Triple whammy of reproductive toxicity caused by glyphosate
In 2002, the Cattlemen’s Association gave a statement to US Congress on the serious and puzzling rises in reproductive problems. It said: “high numbers of foetuses are aborting for no apparent reason. Other farmers successfully raise what look to be normal young cattle, only to learn when the animals are butchered that their carcasses appear old and, therefore, less valuable...The sporadic problem is so bad both in the United States and abroad that in some herds around 40‐50 percent of pregnancies are being lost.. [and] the viability of this important industry is threatened.”
Glyphosate appears to be able to induce reproductive failures through three separate mechanisms. The first, mentioned above is the endocrine dysfunction caused by direct toxicity of glyphosate.
The second is the reduced nutrient content having consequential effects on the nutritional status of animals. Manganese in animals, as in plants, is an essential nutrient, and deficiencies have been associated with a variety of diseases as well as reproductive failures, which are becoming increasingly common in livestock. One study performed in Australia following two seasons of high levels of stillbirths in cattle found that all dead calves were manganese deficient . Furthermore, 63 percent of babies with birth defects were also deficient. Manganese is known to be important for mobilising calcium into bones, correlating with abnormal bone formation in these calves.
Third, the unknown pathogenic ‘entity’ may be associated with inducing pseudo‐ pregnancies. As far back as 1998, a suspect agent was found in reproductive tissue of livestock. It has now been isolated in high concentrations from semen, amniotic fluid as well as placental tissue. It has also been found in aborted foetal tissue. Some farms are reporting up to 50 percent fewer conceptions in animals due to increased miscarriages and pseudo‐ pregnancies. Although evidence of the widespread presence of this new pathogen is clear, Don Huber suggested the need for further research to understand not only what kind of pathogen it is, but importantly, the effects it is having on the health of plants as well as animals.
Over 100 peer reviewed papers have been published by Huber and other scientists on the detrimental effects of glyphosate. Glyphosate increases disease in plants (as well as animals), prompting Huber to write to the Secretary of Agriculture. It may be linked to many health problems in animals and humans, which are an added cost to all the failed promises of a new agricultural technology that would feed the world. As Huber concluded, the “public trust has been betrayed.”

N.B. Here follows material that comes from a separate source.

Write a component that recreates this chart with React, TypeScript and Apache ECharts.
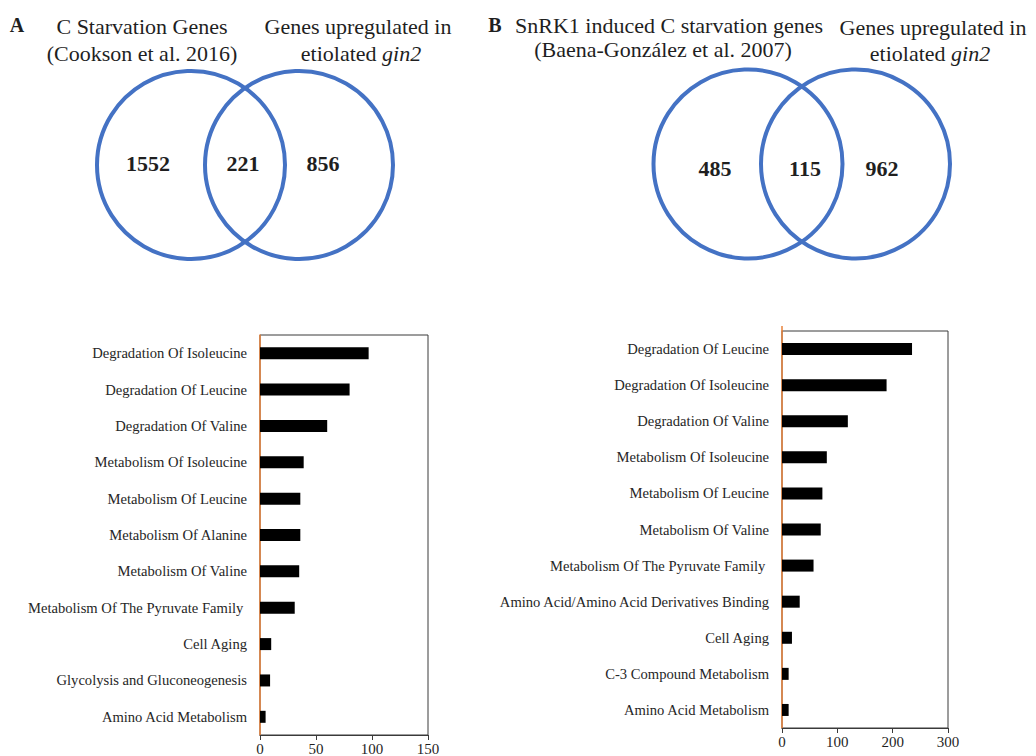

1. All‐Party Parliamentary Group on Agroecology Meeting, Huber DM “The effects of glyphosate (Roundup®) on soils, crops and consumers: new diseases in GM corn and soy and animals fed with it”, 20 November 2011, Houses of Parliament, UK http://agroecologygroup.org.uk/index.php/events/previous‐meetings/2011‐11‐01/
2. Ho MW. Emergency! Pathogen new to science found in Roundup Ready GM crops? Science and Society 50, 10‐11, 2011.
3. Ho MW. Glyphosate Tolerant Crops Bring Death and Disease. Science in Society 47, 2010, 12‐15
4. Ho MW. Scientists Reveal Glyphosate Poisons Crops and Soil. Science in Society 47, 2010, 12‐15
5. Zobiole LHS, Oliveira RS Jr, Huber DM, Constantina J, Castro C, Oliveira FA, Oliveira A. Jr. Glyphosate reduces shoot concentrations of mineral nutrients in glyphosate‐ resistant soybeans. Plant Soil 2010, 328:57‐69
Don Huber Biography
Don Huber, Emeritus Professor at Purdue University and senior scientist on USDA’s National Plant Disease Recovery System, has been a plant physiologist and pathologist for over 40 years. His academic career began with 8 years as a cereal pathologist at the University of Idaho, and the next 35 years at Purdue University where he specialised in soil‐borne disease control, physiology of disease, and microbial ecology. For the past 20 years, he has conducted extensive research into the effects of glyphosate on crops, in response to the increase in crop diseases on glyphosate‐applied fields.